Ailen, arkadaşların ve yakın çevren de bundan mutluluk duyacaklar. Ama asıl mutlu olan sen olacaksın. Biliyorsun ki güzel şeyler bedeli ödenmeden elde edilemiyor. Sınavı ve sınava hazırlığı bu bedeli ödemek şeklinde düşünürsen, duruma katlanmak daha kolay olabilir. Kulaktan dolma bilgilerle davranma, kendine ve aklına güven. Sana yardım edecek en önemli kişi yine sensin. Çünkü seni senden daha iyi tanıyan kimse yok.

 

Genç nüfus bu ülkenin en önemli gücüdür. Bu gücü doğru yerde, doğru zamanda ve doğru şekilde kullanmamız gerekiyor. Onların okuma istekleri son derece masum, haklı ve kutsal bir istektir. Bunu karşılamalıyız.
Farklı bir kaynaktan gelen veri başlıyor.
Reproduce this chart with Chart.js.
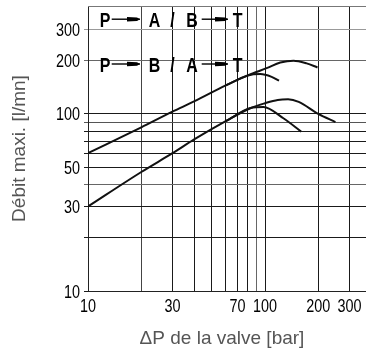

Ülkenin tüm gücünü kullanarak çocuklarımızın daha iyi eğitim alabilme isteklerini karşılamalıyız. Onları bu konuda korkutmamalı ve küstürmemeliyiz. Teşvik etmeliyi, yüreklendirmeliyiz. Yeni ilkokullar, ortaokullar ve liseler açmalıyız. Onların müfredatlarını çağdaşlaştırmalıyız. Yeni, aklı başında öğretmenler yetiştirmeliyiz.

           

Böylelikle hazırlık aşamasındaki milyonlarca genç insana moral vermiş ve onların sınav kaygılarını da azaltmış oluruz. Bu konu hepimizin sorumluluk alması gereken bir konudur.

Çünkü söz konusu olan hepimizin geleceğidir.